Leaving out the pictures, please retype each record exactly.
====
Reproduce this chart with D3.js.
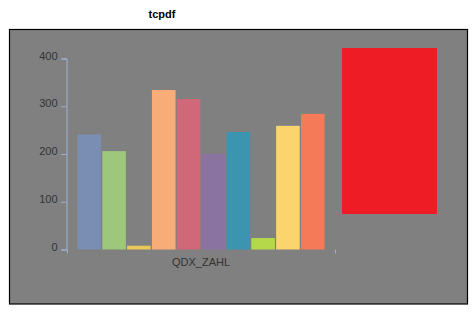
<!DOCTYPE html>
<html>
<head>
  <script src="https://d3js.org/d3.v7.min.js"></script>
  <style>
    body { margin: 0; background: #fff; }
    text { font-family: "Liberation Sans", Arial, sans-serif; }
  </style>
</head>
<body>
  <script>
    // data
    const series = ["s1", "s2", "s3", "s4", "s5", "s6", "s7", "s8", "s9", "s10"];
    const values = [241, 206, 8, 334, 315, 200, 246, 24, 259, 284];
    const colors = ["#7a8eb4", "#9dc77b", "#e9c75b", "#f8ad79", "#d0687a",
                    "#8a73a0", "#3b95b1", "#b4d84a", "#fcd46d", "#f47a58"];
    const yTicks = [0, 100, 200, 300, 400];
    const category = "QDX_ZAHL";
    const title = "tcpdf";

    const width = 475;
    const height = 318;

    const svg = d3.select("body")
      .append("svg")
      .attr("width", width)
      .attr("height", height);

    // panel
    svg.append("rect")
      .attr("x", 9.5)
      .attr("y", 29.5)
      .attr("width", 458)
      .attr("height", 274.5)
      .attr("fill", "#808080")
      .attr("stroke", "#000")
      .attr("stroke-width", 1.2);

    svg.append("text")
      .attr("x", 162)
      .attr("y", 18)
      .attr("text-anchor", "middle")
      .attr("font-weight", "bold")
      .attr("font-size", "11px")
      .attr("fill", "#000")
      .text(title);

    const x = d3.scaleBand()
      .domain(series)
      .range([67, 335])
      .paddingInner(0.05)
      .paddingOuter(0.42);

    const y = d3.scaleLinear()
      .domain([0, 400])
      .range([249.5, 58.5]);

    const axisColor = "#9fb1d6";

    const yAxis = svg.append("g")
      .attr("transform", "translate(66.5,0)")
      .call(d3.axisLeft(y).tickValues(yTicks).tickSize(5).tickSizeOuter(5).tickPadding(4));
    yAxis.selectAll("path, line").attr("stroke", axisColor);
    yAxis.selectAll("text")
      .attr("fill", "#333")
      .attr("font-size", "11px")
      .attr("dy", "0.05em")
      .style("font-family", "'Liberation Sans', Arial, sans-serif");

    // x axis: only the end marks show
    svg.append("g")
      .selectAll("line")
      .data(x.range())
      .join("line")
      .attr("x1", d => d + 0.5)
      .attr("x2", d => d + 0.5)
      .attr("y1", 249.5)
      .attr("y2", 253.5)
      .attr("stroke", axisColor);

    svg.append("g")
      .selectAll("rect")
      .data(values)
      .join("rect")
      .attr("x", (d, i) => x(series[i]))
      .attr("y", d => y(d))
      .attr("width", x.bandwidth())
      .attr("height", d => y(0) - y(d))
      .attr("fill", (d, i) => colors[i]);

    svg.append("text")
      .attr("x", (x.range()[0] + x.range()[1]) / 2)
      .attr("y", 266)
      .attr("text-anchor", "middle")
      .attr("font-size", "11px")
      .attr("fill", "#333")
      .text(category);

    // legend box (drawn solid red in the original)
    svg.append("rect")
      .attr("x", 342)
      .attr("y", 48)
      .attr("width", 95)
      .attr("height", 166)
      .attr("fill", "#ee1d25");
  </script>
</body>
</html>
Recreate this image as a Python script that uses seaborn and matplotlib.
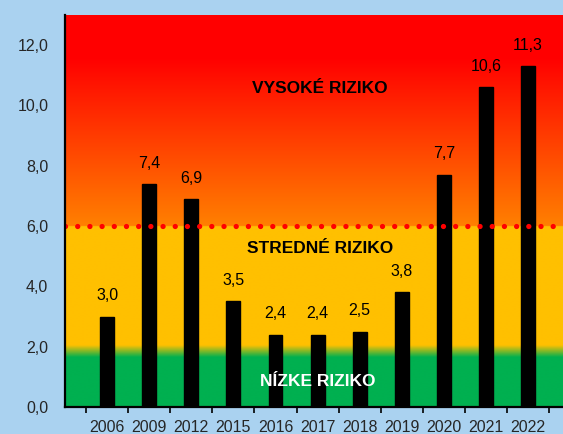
====
The reply.
Reproduce this chart with D3.js.
<!DOCTYPE html>
<html>
<head>
  <script src="https://d3js.org/d3.v7.min.js"></script>
  <style>
    body { margin: 0; background: #fff; }
    text { font-family: "Liberation Sans", Arial, sans-serif; }
  </style>
</head>
<body>
  <script>
    // data
    const series = ["s1", "s2", "s3", "s4", "s5", "s6", "s7", "s8", "s9", "s10"];
    const values = [241, 206, 8, 334, 315, 200, 246, 24, 259, 284];
    const colors = ["#7a8eb4", "#9dc77b", "#e9c75b", "#f8ad79", "#d0687a",
                    "#8a73a0", "#3b95b1", "#b4d84a", "#fcd46d", "#f47a58"];
    const yTicks = [0, 100, 200, 300, 400];
    const category = "QDX_ZAHL";
    const title = "tcpdf";

    const width = 475;
    const height = 318;

    const svg = d3.select("body")
      .append("svg")
      .attr("width", width)
      .attr("height", height);

    // panel
    svg.append("rect")
      .attr("x", 9.5)
      .attr("y", 29.5)
      .attr("width", 458)
      .attr("height", 274.5)
      .attr("fill", "#808080")
      .attr("stroke", "#000")
      .attr("stroke-width", 1.2);

    svg.append("text")
      .attr("x", 162)
      .attr("y", 18)
      .attr("text-anchor", "middle")
      .attr("font-weight", "bold")
      .attr("font-size", "11px")
      .attr("fill", "#000")
      .text(title);

    const x = d3.scaleBand()
      .domain(series)
      .range([67, 335])
      .paddingInner(0.05)
      .paddingOuter(0.42);

    const y = d3.scaleLinear()
      .domain([0, 400])
      .range([249.5, 58.5]);

    const axisColor = "#9fb1d6";

    const yAxis = svg.append("g")
      .attr("transform", "translate(66.5,0)")
      .call(d3.axisLeft(y).tickValues(yTicks).tickSize(5).tickSizeOuter(5).tickPadding(4));
    yAxis.selectAll("path, line").attr("stroke", axisColor);
    yAxis.selectAll("text")
      .attr("fill", "#333")
      .attr("font-size", "11px")
      .attr("dy", "0.05em")
      .style("font-family", "'Liberation Sans', Arial, sans-serif");

    // x axis: only the end marks show
    svg.append("g")
      .selectAll("line")
      .data(x.range())
      .join("line")
      .attr("x1", d => d + 0.5)
      .attr("x2", d => d + 0.5)
      .attr("y1", 249.5)
      .attr("y2", 253.5)
      .attr("stroke", axisColor);

    svg.append("g")
      .selectAll("rect")
      .data(values)
      .join("rect")
      .attr("x", (d, i) => x(series[i]))
      .attr("y", d => y(d))
      .attr("width", x.bandwidth())
      .attr("height", d => y(0) - y(d))
      .attr("fill", (d, i) => colors[i]);

    svg.append("text")
      .attr("x", (x.range()[0] + x.range()[1]) / 2)
      .attr("y", 266)
      .attr("text-anchor", "middle")
      .attr("font-size", "11px")
      .attr("fill", "#333")
      .text(category);

    // legend box (drawn solid red in the original)
    svg.append("rect")
      .attr("x", 342)
      .attr("y", 48)
      .attr("width", 95)
      .attr("height", 166)
      .attr("fill", "#ee1d25");
  </script>
</body>
</html>
Recreate this image as a Python script that uses seaborn and matplotlib.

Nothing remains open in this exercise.